── INFORMATION GIVEN ──

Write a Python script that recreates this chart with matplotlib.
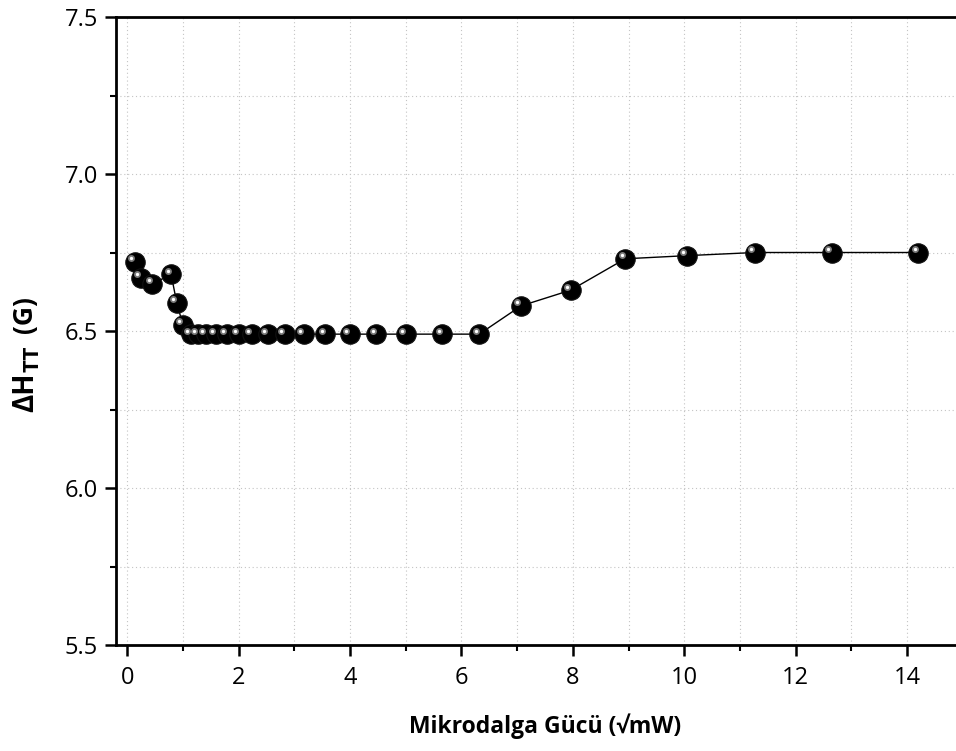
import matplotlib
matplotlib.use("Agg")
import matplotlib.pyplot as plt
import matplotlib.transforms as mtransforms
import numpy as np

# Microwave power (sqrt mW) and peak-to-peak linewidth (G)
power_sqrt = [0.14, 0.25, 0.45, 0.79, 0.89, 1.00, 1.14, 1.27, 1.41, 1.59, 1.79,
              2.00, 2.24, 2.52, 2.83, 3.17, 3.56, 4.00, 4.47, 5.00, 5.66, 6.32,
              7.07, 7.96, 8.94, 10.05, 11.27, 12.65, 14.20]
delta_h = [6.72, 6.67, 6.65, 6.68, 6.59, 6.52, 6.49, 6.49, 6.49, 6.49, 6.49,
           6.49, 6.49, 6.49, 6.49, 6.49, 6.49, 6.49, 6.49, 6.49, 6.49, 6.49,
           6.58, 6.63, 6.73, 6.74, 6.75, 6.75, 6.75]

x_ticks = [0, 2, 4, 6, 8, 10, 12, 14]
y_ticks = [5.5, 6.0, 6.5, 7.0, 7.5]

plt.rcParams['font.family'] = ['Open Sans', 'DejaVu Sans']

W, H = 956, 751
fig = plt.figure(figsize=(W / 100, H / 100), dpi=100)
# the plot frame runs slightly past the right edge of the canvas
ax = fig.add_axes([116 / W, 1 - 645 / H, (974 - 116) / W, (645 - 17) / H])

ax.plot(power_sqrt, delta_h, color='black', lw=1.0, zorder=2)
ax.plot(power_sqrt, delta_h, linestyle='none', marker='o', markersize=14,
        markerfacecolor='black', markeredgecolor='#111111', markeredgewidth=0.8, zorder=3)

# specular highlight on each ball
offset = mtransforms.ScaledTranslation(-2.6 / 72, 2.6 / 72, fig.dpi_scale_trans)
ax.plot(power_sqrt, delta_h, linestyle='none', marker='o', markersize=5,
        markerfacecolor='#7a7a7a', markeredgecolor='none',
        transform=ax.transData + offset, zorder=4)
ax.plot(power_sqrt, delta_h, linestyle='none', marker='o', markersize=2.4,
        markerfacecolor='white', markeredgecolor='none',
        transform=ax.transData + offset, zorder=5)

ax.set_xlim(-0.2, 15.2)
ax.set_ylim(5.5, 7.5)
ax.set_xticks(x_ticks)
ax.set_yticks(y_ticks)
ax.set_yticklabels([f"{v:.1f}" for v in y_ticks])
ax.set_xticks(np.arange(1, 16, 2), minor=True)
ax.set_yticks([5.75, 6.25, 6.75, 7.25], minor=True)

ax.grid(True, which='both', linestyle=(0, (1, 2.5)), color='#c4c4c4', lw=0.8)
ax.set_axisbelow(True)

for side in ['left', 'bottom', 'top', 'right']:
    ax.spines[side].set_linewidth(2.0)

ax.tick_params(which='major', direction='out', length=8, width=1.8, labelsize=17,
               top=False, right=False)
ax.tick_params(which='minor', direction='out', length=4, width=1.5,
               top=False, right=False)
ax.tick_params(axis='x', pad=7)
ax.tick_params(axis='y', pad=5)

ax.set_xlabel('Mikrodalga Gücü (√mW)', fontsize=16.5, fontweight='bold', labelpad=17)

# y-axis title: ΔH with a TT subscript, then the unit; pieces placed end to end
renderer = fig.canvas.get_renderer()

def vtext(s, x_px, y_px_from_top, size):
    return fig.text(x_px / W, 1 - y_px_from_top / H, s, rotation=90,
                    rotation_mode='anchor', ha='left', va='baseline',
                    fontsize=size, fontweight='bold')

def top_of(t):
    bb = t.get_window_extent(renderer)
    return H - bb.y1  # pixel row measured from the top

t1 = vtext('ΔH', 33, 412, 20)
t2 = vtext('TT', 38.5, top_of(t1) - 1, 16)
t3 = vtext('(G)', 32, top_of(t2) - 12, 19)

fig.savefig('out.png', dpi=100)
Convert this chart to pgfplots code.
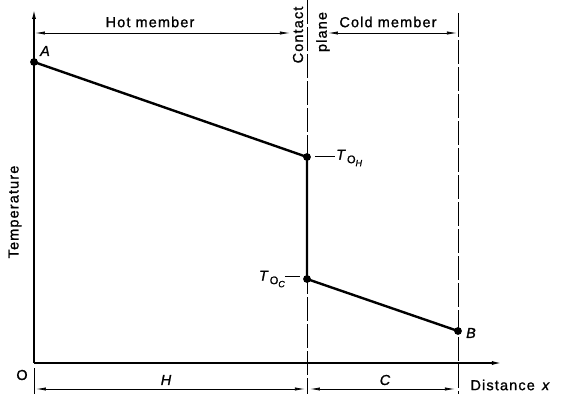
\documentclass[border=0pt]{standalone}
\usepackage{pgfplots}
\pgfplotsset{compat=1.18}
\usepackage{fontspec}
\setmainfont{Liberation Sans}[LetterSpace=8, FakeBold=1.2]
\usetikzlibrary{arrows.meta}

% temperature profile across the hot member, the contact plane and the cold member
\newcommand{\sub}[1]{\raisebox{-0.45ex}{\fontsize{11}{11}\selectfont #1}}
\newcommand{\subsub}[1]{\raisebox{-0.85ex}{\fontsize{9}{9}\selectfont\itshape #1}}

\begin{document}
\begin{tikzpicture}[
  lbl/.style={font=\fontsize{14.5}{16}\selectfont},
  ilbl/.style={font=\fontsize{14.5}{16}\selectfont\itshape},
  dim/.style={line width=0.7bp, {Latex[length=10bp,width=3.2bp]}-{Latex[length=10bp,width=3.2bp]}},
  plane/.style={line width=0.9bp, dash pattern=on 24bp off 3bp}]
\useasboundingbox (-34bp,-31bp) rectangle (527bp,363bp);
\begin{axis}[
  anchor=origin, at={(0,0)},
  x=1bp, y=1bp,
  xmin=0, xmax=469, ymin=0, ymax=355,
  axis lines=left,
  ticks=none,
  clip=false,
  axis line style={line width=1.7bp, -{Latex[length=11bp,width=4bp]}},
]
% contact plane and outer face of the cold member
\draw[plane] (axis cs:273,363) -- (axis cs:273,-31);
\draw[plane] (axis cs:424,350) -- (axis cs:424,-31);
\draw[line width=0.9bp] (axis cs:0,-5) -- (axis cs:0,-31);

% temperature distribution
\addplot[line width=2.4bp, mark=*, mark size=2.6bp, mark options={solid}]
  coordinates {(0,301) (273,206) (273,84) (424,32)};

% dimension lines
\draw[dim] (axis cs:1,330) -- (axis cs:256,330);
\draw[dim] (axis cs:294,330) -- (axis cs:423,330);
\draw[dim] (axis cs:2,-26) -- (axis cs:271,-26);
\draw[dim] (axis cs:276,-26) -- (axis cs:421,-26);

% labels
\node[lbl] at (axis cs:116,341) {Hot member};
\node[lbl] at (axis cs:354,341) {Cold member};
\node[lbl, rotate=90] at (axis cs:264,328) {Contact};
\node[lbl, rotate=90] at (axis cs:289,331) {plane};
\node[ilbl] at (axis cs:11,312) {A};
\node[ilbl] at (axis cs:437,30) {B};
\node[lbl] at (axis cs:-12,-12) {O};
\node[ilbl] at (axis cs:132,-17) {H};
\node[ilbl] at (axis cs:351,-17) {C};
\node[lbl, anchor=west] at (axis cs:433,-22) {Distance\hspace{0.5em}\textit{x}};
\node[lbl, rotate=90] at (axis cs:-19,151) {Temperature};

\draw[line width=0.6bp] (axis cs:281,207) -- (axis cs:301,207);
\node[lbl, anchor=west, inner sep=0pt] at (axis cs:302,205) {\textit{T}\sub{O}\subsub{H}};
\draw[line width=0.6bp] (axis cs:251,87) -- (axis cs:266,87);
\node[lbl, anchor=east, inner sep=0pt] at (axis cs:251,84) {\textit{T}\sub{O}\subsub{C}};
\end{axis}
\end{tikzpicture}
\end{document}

───

▶ _PROBLEM TO WORK ON_:
Select the lines that carry the string "matplotlib" and copy them.

▶ _PROBLEM SOLUTION_:
Write a Python script that recreates this chart with matplotlib.
import matplotlib
matplotlib.use("Agg")
import matplotlib.pyplot as plt
import matplotlib.transforms as mtransforms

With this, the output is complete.